__WRITTEN TASK__.
Set the data down again, exactly as it reads, but without the pictures.

__MATERIAL PROVIDED__.
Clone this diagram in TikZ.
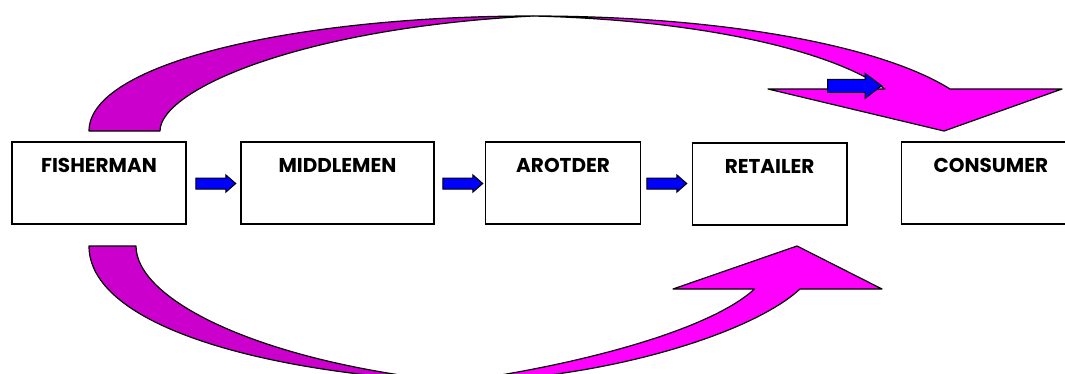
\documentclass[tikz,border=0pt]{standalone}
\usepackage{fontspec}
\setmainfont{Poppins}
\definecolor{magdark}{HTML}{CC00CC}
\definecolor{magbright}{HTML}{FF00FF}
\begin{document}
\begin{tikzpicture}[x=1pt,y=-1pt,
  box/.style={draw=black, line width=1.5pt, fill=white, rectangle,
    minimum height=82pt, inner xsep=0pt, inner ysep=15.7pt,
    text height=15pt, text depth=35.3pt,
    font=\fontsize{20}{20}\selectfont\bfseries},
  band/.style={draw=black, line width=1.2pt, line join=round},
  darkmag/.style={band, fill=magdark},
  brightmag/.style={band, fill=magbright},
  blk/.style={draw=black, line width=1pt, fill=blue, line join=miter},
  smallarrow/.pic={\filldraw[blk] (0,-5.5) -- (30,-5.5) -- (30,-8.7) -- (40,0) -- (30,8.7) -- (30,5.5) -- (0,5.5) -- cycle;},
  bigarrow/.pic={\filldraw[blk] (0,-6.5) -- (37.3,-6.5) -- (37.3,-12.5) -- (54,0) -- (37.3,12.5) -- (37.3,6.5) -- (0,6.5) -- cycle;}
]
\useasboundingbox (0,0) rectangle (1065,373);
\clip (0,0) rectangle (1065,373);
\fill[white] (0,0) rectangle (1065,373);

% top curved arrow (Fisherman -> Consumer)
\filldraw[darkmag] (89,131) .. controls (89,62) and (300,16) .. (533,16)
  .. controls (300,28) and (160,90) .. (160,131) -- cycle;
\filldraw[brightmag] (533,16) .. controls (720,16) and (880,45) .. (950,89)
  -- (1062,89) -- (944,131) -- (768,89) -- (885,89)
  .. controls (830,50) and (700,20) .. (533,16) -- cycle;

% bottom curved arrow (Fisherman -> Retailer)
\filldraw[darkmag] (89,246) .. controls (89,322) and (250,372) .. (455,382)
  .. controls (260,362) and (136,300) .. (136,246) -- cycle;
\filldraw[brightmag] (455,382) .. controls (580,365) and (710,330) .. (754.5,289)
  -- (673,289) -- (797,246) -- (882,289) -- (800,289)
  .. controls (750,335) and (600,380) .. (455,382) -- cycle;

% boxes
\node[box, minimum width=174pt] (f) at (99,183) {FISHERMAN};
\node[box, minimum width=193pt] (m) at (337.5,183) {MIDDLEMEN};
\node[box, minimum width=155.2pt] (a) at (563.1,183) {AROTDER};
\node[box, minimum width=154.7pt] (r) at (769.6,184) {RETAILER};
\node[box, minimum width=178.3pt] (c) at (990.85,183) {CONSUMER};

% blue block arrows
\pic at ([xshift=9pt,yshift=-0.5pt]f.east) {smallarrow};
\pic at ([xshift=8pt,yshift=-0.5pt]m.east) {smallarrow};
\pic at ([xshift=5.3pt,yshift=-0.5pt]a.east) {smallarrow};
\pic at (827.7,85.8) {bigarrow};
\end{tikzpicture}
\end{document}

__TASK OUTPUT__.
Clone this diagram in TikZ.
\documentclass[tikz,border=0pt]{standalone}
\usepackage{fontspec}
\setmainfont{Poppins}
\definecolor{magdark}{HTML}{CC00CC}
\definecolor{magbright}{HTML}{FF00FF}
\begin{document}
\begin{tikzpicture}[x=1pt,y=-1pt,
  box/.style={draw=black, line width=1.5pt, fill=white, rectangle,
    minimum height=82pt, inner xsep=0pt, inner ysep=15.7pt,
    text height=15pt, text depth=35.3pt,
    font=\fontsize{20}{20}\selectfont\bfseries},
  band/.style={draw=black, line width=1.2pt, line join=round},
  darkmag/.style={band, fill=magdark},
  brightmag/.style={band, fill=magbright},
  blk/.style={draw=black, line width=1pt, fill=blue, line join=miter},
  smallarrow/.pic={\filldraw[blk] (0,-5.5) -- (30,-5.5) -- (30,-8.7) -- (40,0) -- (30,8.7) -- (30,5.5) -- (0,5.5) -- cycle;},
  bigarrow/.pic={\filldraw[blk] (0,-6.5) -- (37.3,-6.5) -- (37.3,-12.5) -- (54,0) -- (37.3,12.5) -- (37.3,6.5) -- (0,6.5) -- cycle;}
]
\useasboundingbox (0,0) rectangle (1065,373);
\clip (0,0) rectangle (1065,373);
\fill[white] (0,0) rectangle (1065,373);

% top curved arrow (Fisherman -> Consumer)
\filldraw[darkmag] (89,131) .. controls (89,62) and (300,16) .. (533,16)
  .. controls (300,28) and (160,90) .. (160,131) -- cycle;
\filldraw[brightmag] (533,16) .. controls (720,16) and (880,45) .. (950,89)
  -- (1062,89) -- (944,131) -- (768,89) -- (885,89)
  .. controls (830,50) and (700,20) .. (533,16) -- cycle;

% bottom curved arrow (Fisherman -> Retailer)
\filldraw[darkmag] (89,246) .. controls (89,322) and (250,372) .. (455,382)
  .. controls (260,362) and (136,300) .. (136,246) -- cycle;
\filldraw[brightmag] (455,382) .. controls (580,365) and (710,330) .. (754.5,289)
  -- (673,289) -- (797,246) -- (882,289) -- (800,289)
  .. controls (750,335) and (600,380) .. (455,382) -- cycle;

% boxes
\node[box, minimum width=174pt] (f) at (99,183) {FISHERMAN};
\node[box, minimum width=193pt] (m) at (337.5,183) {MIDDLEMEN};
\node[box, minimum width=155.2pt] (a) at (563.1,183) {AROTDER};
\node[box, minimum width=154.7pt] (r) at (769.6,184) {RETAILER};
\node[box, minimum width=178.3pt] (c) at (990.85,183) {CONSUMER};

% blue block arrows
\pic at ([xshift=9pt,yshift=-0.5pt]f.east) {smallarrow};
\pic at ([xshift=8pt,yshift=-0.5pt]m.east) {smallarrow};
\pic at ([xshift=5.3pt,yshift=-0.5pt]a.east) {smallarrow};
\pic at (827.7,85.8) {bigarrow};
\end{tikzpicture}
\end{document}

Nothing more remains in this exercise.